Not surprisingly, social policy regularly turns out to be a welfare project for the rich and powerful. Imperial systems, in particular, are one of the many devices by which the poor at home subsidize their masters. And while studies of the cost effectiveness of empire and domination for “the nation” may have academic interest, they are only marginally relevant to the study of policy formation in societies in which the general public is expected to stand aside—that is, all existing societies.

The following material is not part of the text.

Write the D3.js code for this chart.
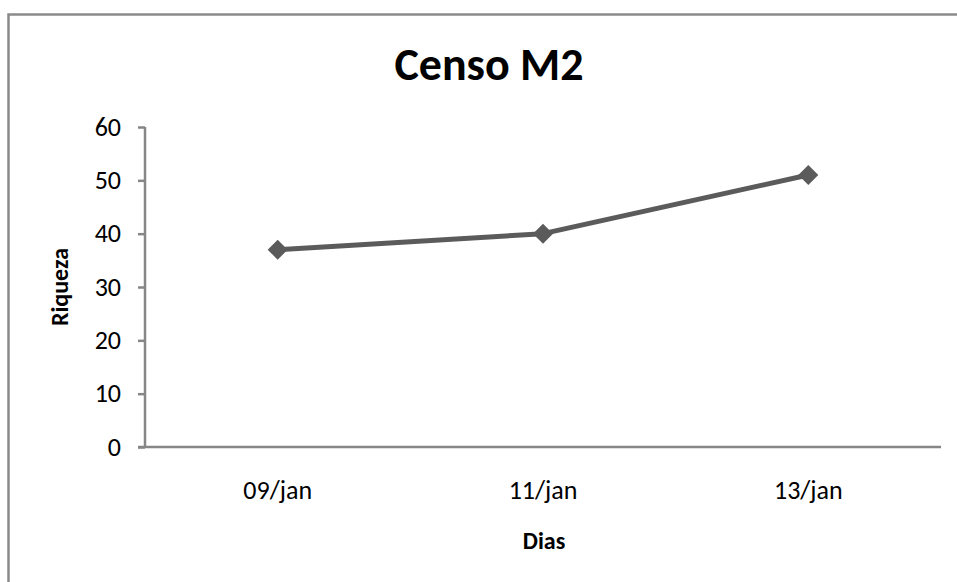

The conclusions, however, are far more general. As indicated by the example of the Pentagon system, the same considerations apply to domestic as to international policy. State power has not only been exercised to enable some to reap wealth beyond the dreams of avarice while devastating subject societies abroad, but has also played a critical role in entrenching private privilege at home. In early modern Holland and England, the government provided the infrastructure for capitalist development, protected vulnerable and crucial production (wool, fisheries) and subjected them to close regulation, and used its monopoly of violence to impose wage labor conditions on formerly independent farmers. Centuries ago, “European societies were also colonized and plundered, less catastrophically than the Americas but more so than most of Asia” (Thomas Brady): “The rapid economic development yielded by the English path proved extremely destructive, both of traditional property rights at home and of institutions and cultures throughout the world.” A process of “rural pacification” took place in the developing countries of Europe. “The massive expropriation of the peasantry, which happened in the fullest sense only in England,” may well have been the basis for its more rapid economic development as peasants were deprived of property rights they managed to retain in France, and forced into the labor market; “it was precisely the absence of [freedom and property rights] that facilitated the onset of real economic development” in England, Robert Brenner argues in his penetrating inquiry into the origins of European capitalism. The common people had ample reasons to resist “the march of progress,” or to seek to deflect it to a different path that sought to preserve and extend other values: “ideas of community, of togetherness, of the whole superseding the parts, and of the common good that transcends ever particular good” (Brady).